Michael Lapsley does however recognise his own needs and limitations.   Adriaan Vlok, the Minister of Law and Order, who probably ordered Michael Lapsley’s bombing and the murders of many others, has had a Road to Damascus experience.   He now recognises that what the apartheid state did to preserve its power was wrong, and has apologised for that.   But he is claiming, despite evidence to the contrary, that he did not know what was happening on his watch, and that he was not responsible for it.   [It could be argued that not being in control of his own department means that he was responsible].   Michael Lapsley wants people like this to go much further than they have and to face up to the consequences of what they ordered or let happen.

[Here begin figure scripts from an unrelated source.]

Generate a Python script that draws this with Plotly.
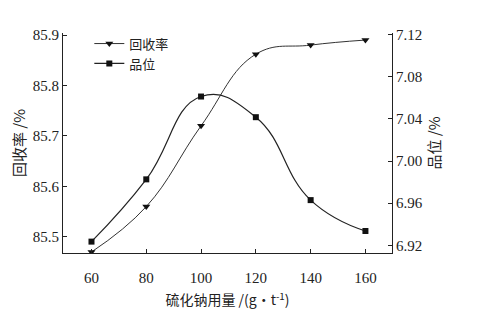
import plotly.graph_objects as go

dosage = [60, 80, 100, 120, 140, 160]
recovery = [85.47, 85.56, 85.72, 85.862, 85.88, 85.89]
grade = [6.9235, 6.9826, 7.0612, 7.0416, 6.9629, 6.9336]

x_ticks = [60, 80, 100, 120, 140, 160]
y1_ticks = [85.5, 85.6, 85.7, 85.8, 85.9]
y2_ticks = [6.92, 6.96, 7.00, 7.04, 7.08, 7.12]

font_main = "Liberation Serif, Times New Roman, Noto Sans CJK SC, serif"
font_cjk = "Noto Sans CJK SC, Liberation Serif, serif"

fig = go.Figure()
fig.add_trace(go.Scatter(
    x=dosage, y=recovery, name="回收率", mode="lines+markers",
    line=dict(color="#333333", width=1, shape="spline", smoothing=1.2),
    marker=dict(symbol="triangle-down", size=7, color="#111111"),
    yaxis="y"))
fig.add_trace(go.Scatter(
    x=dosage, y=grade, name="品位", mode="lines+markers",
    line=dict(color="#222222", width=1.2, shape="spline", smoothing=1.3),
    marker=dict(symbol="square", size=6, color="#111111"),
    yaxis="y2"))

axis_common = dict(showline=True, linecolor="#222222", linewidth=1.2,
                   ticks="inside", ticklen=4, tickcolor="#222222",
                   showgrid=False, zeroline=False, automargin=False,
                   tickfont=dict(family=font_main, size=15, color="#222222"))

fig.update_layout(
    width=473, height=312,
    margin=dict(l=55, r=89, t=25, b=67),
    paper_bgcolor="white", plot_bgcolor="white",
    showlegend=True,
    legend=dict(x=0.08, y=1.02, xanchor="left", yanchor="top",
                bgcolor="rgba(0,0,0,0)", tracegroupgap=0,
                font=dict(family=font_cjk, size=13, color="#222222"),
                itemwidth=30),
    xaxis=dict(range=[49.6, 169.7], tickvals=x_ticks, ticklabelstandoff=11,
               title=dict(text="硫化钠用量 /(g·t<sup>-1</sup>)",
                          font=dict(family=font_cjk, size=14, color="#222222"),
                          standoff=10),
               **axis_common),
    yaxis=dict(range=[85.468, 85.904], tickvals=y1_ticks, tickformat=".1f",
               title=dict(text="回收率 /%",
                          font=dict(family=font_cjk, size=15, color="#222222"),
                          standoff=14),
               **axis_common),
    yaxis2=dict(range=[6.9127, 7.1215], tickvals=y2_ticks, tickformat=".2f",
                overlaying="y", side="right",
                title=dict(text="品位 /%",
                           font=dict(family=font_cjk, size=15, color="#222222"),
                           standoff=4),
                **axis_common),
)

fig.write_html("out.html")
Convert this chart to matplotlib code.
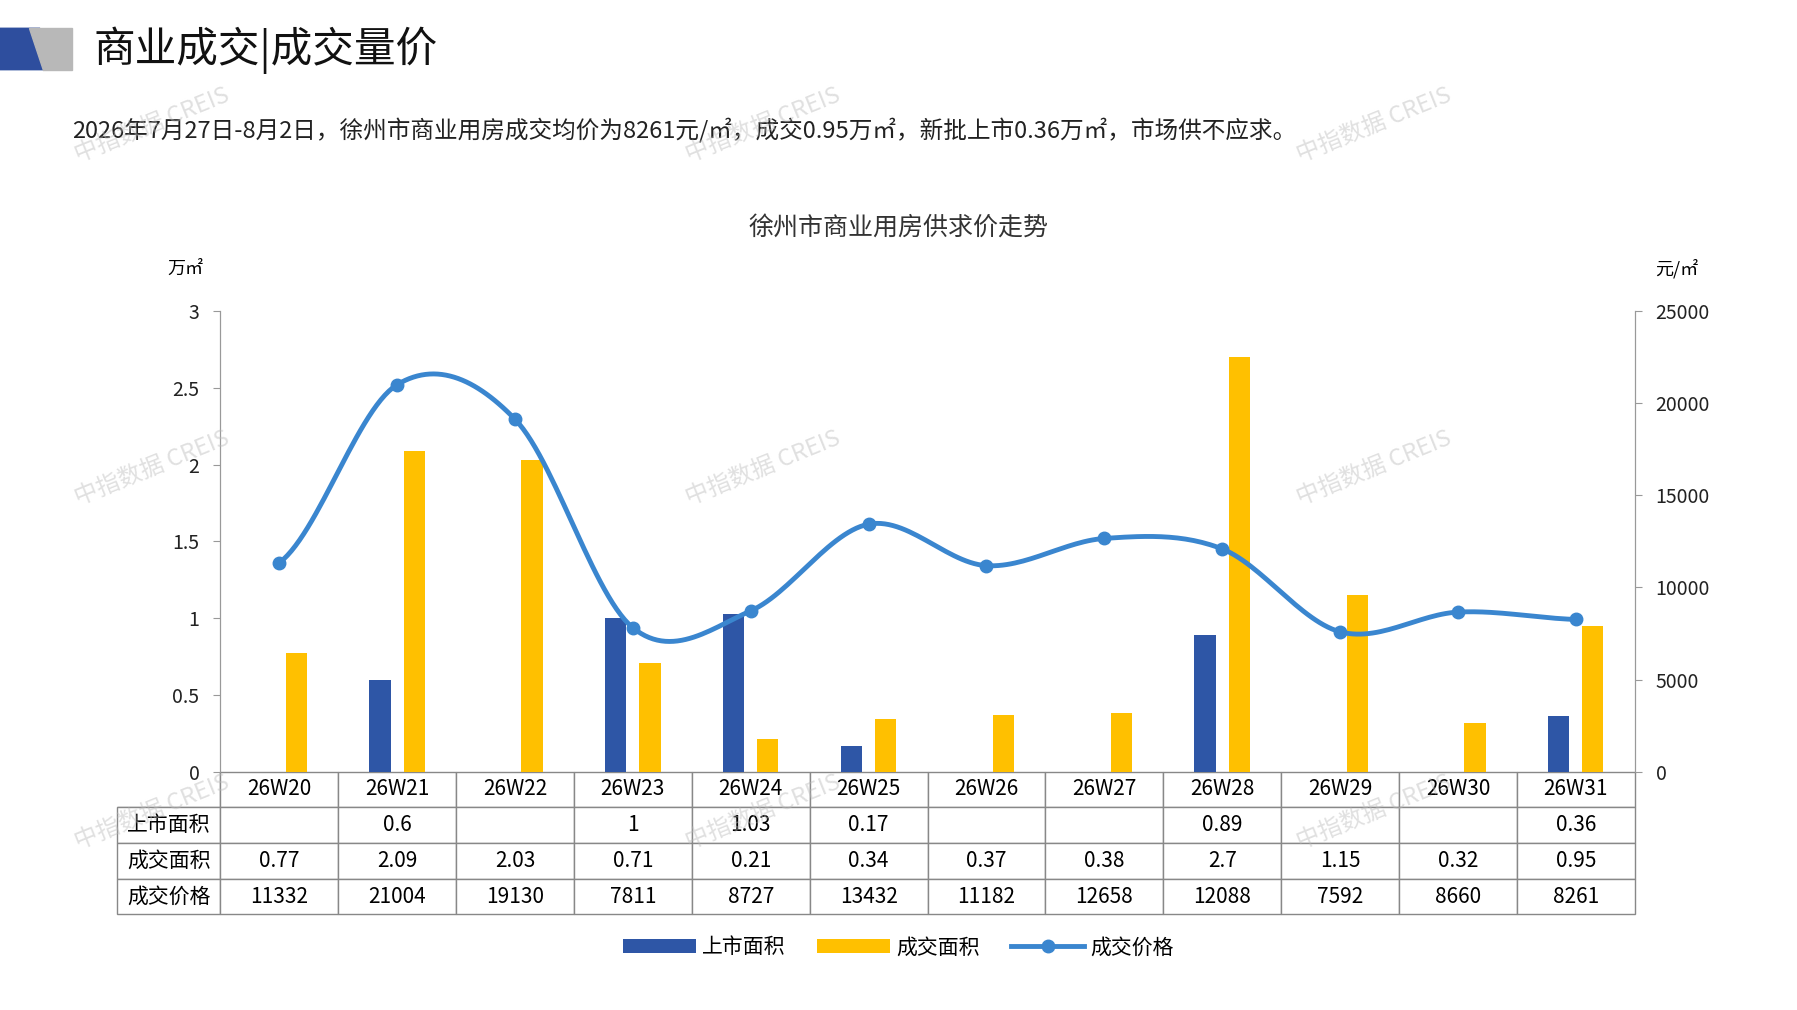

What we have in this book is an astonishing account of what one person can do if that person sets his or her mind to it.   He says that he is not a saint.   He says that he is very human.   But he has taken the option of not taking the path of hatred.   He has recognised that hatred does not hurt anyone other than himself.   He is trying, through his work at the Centre for the Healing of Memories, to get people to make themselves better, to heal themselves of whatever trauma they have been through.

He is a remarkable man.   His is an astonishing story.   This is a necessary book.